What Kind Of Data Scientist Do You Want To Be?

What Kind Of Data Scientist Do You Want To Be?

“Data Scientist (n.): Person who is better at statistics than any software engineer and better at software engineering than any statistician.”

Josh Wills, Director of Data Engineering at Slack

During an introductory What Is Data Science? lecture at the start of my course, one of the questions that was raised was ‘What are the skills that a data scientist needs?’ (It was also a question posed by Mark Hunter and Sandy Scott of Sainsbury’s Bank at the Data Scientist 2.0 event two weeks ago.)

What skills do data scientists need?

The potential list is huge, comprising skills across maths/statistics, programming, databases, domain expertise, soft skills, communication and visualisation.

My first reaction was the thought, ‘How am I supposed to get good at all that stuff in the next twelve months?’

My second thought was, ‘How can anyone be good at all that, no matter how long they’ve got to learn it?’

Of course, no one can.

It’s all about the skills in the team rather than the individual. (A brief aside: what percentage of data scientists actually work in a team of other data scientists, and how many work alone?).

This got me thinking:

  • how do my existing skills fit with the skills required of a data scientist?
  • what skills do I need to develop more?
  • what kind of data scientist do I think I could be?
  • What would be a good fit for my skills, values and interests?
  • what kind of data scientist do I want to be?

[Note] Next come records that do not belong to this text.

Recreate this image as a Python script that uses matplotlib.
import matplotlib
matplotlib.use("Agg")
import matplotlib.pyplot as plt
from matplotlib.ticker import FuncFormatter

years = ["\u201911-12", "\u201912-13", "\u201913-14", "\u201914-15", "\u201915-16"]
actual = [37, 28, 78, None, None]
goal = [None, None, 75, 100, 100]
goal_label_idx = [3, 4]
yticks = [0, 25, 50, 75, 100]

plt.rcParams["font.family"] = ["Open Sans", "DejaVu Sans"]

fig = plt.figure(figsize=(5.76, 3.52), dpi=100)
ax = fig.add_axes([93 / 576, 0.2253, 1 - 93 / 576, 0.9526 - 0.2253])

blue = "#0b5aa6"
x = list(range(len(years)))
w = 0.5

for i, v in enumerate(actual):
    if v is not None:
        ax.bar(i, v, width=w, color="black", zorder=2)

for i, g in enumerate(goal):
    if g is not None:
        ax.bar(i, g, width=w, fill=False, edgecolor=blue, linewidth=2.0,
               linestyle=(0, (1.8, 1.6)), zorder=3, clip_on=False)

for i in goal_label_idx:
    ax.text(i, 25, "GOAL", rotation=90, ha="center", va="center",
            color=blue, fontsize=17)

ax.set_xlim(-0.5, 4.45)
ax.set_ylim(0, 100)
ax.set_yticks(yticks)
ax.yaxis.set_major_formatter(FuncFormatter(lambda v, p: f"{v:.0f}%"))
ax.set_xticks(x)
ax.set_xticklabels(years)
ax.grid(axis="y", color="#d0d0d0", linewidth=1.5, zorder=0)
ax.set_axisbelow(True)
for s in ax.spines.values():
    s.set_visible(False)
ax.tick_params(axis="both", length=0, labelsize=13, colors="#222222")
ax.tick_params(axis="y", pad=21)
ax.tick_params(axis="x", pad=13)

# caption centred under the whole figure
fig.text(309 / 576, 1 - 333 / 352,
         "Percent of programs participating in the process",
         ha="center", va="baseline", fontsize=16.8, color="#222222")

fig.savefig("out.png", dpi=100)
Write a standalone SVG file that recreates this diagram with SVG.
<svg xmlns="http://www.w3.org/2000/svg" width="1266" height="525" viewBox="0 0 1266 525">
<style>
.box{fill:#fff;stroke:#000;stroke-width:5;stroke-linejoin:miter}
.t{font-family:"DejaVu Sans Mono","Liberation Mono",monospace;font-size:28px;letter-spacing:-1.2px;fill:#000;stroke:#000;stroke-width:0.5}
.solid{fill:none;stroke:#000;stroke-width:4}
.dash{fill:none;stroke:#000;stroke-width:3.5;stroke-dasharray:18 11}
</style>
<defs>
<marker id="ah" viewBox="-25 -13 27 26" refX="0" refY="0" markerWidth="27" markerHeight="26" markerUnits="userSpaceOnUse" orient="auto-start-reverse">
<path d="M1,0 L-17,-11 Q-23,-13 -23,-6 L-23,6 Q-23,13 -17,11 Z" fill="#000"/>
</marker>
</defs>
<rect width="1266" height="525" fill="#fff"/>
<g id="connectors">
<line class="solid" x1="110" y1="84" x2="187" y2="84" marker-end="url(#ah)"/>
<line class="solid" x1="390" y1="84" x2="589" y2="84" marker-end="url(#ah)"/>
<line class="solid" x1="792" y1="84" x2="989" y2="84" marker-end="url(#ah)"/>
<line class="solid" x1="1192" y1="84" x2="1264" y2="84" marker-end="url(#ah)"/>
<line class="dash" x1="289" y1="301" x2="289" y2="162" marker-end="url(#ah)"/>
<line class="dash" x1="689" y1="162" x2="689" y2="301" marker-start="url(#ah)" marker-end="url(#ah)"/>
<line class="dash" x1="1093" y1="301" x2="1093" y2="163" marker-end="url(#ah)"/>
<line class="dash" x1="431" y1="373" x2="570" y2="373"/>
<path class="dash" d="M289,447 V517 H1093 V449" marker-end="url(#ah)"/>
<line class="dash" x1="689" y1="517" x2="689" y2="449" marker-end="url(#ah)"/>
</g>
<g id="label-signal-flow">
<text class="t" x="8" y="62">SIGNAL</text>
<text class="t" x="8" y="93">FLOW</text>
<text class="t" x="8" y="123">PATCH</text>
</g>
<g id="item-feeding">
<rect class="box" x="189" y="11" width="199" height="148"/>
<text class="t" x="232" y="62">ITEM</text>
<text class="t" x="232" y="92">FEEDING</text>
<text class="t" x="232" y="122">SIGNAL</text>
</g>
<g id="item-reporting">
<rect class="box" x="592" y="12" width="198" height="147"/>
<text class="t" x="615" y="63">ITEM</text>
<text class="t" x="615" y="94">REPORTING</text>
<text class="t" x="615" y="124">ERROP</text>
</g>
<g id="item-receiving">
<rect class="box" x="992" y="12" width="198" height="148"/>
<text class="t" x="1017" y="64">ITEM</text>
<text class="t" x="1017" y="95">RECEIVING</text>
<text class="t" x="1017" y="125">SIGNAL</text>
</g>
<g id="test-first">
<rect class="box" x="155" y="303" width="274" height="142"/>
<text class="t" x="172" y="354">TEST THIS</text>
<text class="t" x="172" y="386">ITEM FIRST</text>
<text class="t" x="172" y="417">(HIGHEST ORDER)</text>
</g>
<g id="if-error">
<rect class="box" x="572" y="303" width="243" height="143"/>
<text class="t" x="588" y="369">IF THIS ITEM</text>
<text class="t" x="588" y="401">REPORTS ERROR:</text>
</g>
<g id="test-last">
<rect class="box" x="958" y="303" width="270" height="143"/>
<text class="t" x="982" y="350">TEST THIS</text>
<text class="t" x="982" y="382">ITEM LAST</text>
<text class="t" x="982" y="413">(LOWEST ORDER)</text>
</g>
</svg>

What kind of data scientist might I be?

Harlan Harris, one of the organisers of Data Community DC, in Washington D.C, surveyed a group of data scientists about how they viewed their own skills, described in ‘Analysing the Analysers’.

The chart below shows how the data scientist self-identify. This chart was shown to us during our lecture, and of course my first thought was ‘Which one am I?’

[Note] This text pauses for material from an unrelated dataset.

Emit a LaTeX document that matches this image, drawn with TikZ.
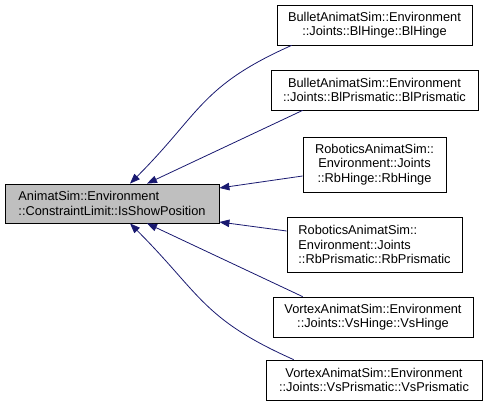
\documentclass[tikz,border=0pt]{standalone}
\usepackage{fontspec}
\setmainfont{Liberation Sans}
\usetikzlibrary{arrows.meta}
\definecolor{edgeblue}{HTML}{191970}
\definecolor{boxgray}{HTML}{BFBFBF}
\begin{document}
\begin{tikzpicture}[x=1pt,y=1pt,
    box/.style={draw=black, line width=0.8pt, inner sep=0pt, align=center,
      font=\fontsize{12.8}{14.3}\selectfont},
    inherit/.style={draw=edgeblue, line width=0.8pt,
      -{Triangle[length=10pt,width=7.5pt]}}]

      \useasboundingbox (0,0) rectangle (488,409);

      \begin{scope}[every node/.style={box}]
        \node[fill=boxgray, align=left, minimum width=214pt, minimum height=39pt]
          (main) at (112,205.5) {AnimatSim::Environment\\::ConstraintLimit::IsShowPosition};
        \node[minimum width=195pt, minimum height=40pt] (blhinge) at (374.5,384)
          {BulletAnimatSim::Environment\\::Joints::BlHinge::BlHinge};
        \node[minimum width=207pt, minimum height=40pt] (blprismatic) at (374.5,319)
          {BulletAnimatSim::Environment\\::Joints::BlPrismatic::BlPrismatic};
        \node[minimum width=143pt, minimum height=55pt] (rbhinge) at (374.5,244.5)
          {RoboticsAnimatSim::\\Environment::Joints\\::RbHinge::RbHinge};
        \node[align=left, minimum width=175pt, minimum height=55pt] (rbprismatic) at (374.5,164.5)
          {RoboticsAnimatSim::\\Environment::Joints\\::RbPrismatic::RbPrismatic};
        \node[minimum width=200pt, minimum height=40pt] (vshinge) at (373,92)
          {VortexAnimatSim::Environment\\::Joints::VsHinge::VsHinge};
        \node[minimum width=216pt, minimum height=40pt] (vsprismatic) at (374,29)
          {VortexAnimatSim::Environment\\::Joints::VsPrismatic::VsPrismatic};
      \end{scope}

      \begin{scope}[every edge/.style={inherit}]
        \path ([xshift=15pt]blhinge.south west) edge[out=204, in=45, looseness=1.2] ([xshift=18pt]main.north);
        \path ([xshift=32pt]blprismatic.south west) edge ([xshift=35pt]main.north);
        \path ([yshift=-11.5pt]rbhinge.west) edge ([yshift=15.5pt]main.east);
        \path ([yshift=13.5pt]rbprismatic.west) edge ([yshift=-18.5pt]main.east);
        \path ([xshift=30pt]vshinge.north west) edge ([xshift=35pt]main.south);
        \path ([xshift=28pt]vsprismatic.north west) edge[out=156, in=-45, looseness=1.2] ([xshift=18pt]main.south);
      \end{scope}

    \end{tikzpicture}
\end{document}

Skills and Self-ID Top Factors

The one I feel is the best fit for me is that of Data Creative. Of course, I’ve got the next year to figure out what’s the best fit for me, but at the moment this is my best guess.

Why Data Creative?

Well, first off, I think of myself of a creative person. I’m interested in solving problems, specifically problems that impact on people’s lives (rather than esoteric, abstract problems - I don’t give a hoot about those). I’m the kind of person that asks, ‘How could we make this better?’ I want to use data science to help people improve their lives. I want to use data as a force for good. That takes creativity.

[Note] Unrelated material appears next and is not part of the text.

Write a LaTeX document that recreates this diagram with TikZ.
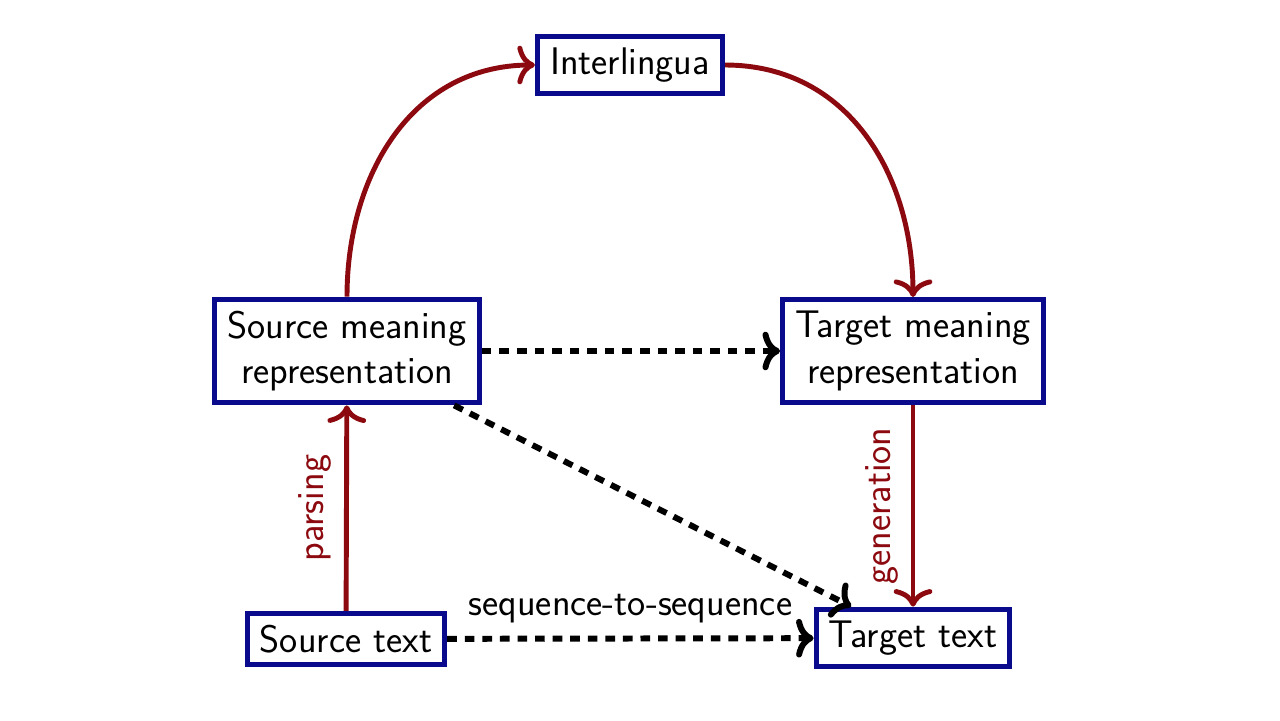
\documentclass[tikz,border=0pt]{standalone}
\usepackage{fontspec}
\usepackage{tikz}
\usetikzlibrary{arrows.meta, positioning}
\definecolor{boxblue}{RGB}{10,10,140}
\definecolor{arrred}{RGB}{140,10,15}

\begin{document}
\begin{tikzpicture}[
    x=0.02cm, y=-0.02cm,
    >={To[length=10pt,width=22pt]},
    box/.style={draw=boxblue, line width=3pt, fill=white, align=center,
                font=\sffamily\fontsize{21.9}{26}\selectfont,
                inner xsep=0.25cm, inner ysep=0.23cm},
    lbl/.style={font=\sffamily\fontsize{21.9}{26}\selectfont, inner ysep=7pt},
    redarr/.style={->, draw=arrred, line width=2.8pt},
    dasharr/.style={->, line width=3.4pt, dash pattern=on 5.5pt off 4.5pt}
  ]
  \useasboundingbox (0,0) rectangle (1280,720);
  \node[box] (inter)  at (630,65)  {Interlingua};
  \node[box] (srcmr)  at (347,351) {Source meaning\\representation};
  \node[box] (tgtmr)  at (913,351) {Target meaning\\representation};
  \node[box] (srctxt) at (346,639) {Source text};
  \node[box] (tgttxt) at (913,638) {Target text};

  \draw[redarr] (srctxt) -- node[lbl, midway, rotate=90, anchor=south, text=arrred] {parsing} (srcmr);
  \draw[redarr] (srcmr.north) to[out=90, in=180, looseness=1.05] (inter.west);
  \draw[redarr] (inter.east) to[out=0, in=90, looseness=1.05] (tgtmr.north);
  \draw[redarr] (tgtmr) -- node[lbl, midway, rotate=90, anchor=south, text=arrred] {generation} (tgttxt);

  \draw[dasharr] (srcmr) -- (tgtmr);
  \draw[dasharr] (srcmr) -- (tgttxt);
  \draw[dasharr] (srctxt) -- node[lbl, midway, above] {sequence-to-sequence} (tgttxt);
\end{tikzpicture}
\end{document}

Secondly, the role of Data Creative (as described here at least) is a balanced one, requiring a range of skills, but where no single skill dominates.

Thirdly, I like the amount of programming that’s shown within this category. I enjoy coding. It’s a great tool. However, I’m never going to be the most techie guy in the room, nor would I want to be. And I certainly wouldn’t want most of my work-life to be spent coding. That’s just not for me. That said, one skill-set I have that I believe could be useful is that of software engineering, and managing software engineering projects. I’ve managed the delivery of software products before and could foresee myself playing a useful role in delivering data products.

There are, however, a couple of aspects of the Data Creative I’d change to to fit my personal skills. The ‘Business’ skills section I would make bigger. I can relate well to business people and can speak in their language. Through talking to some people in data science recruitment, this appears to be a skill that’s not always evident in data science candidates.

Additionally, two vital skills for data scientists aren’t shown in the chart at all, namely communication and visualisation. I believe I’m a strong communicator. Visualisation (as far as data science goes) is the art of making the complex understandable. I’m sure I’ve got lots to learn here, but communicating with stakeholders/clients/colleagues (including communcating results) is fundamental to the art and science of creating actionable insights from data, and a skill I look forward to developing further.

What kind of data scientist are you? What kind do you want to be?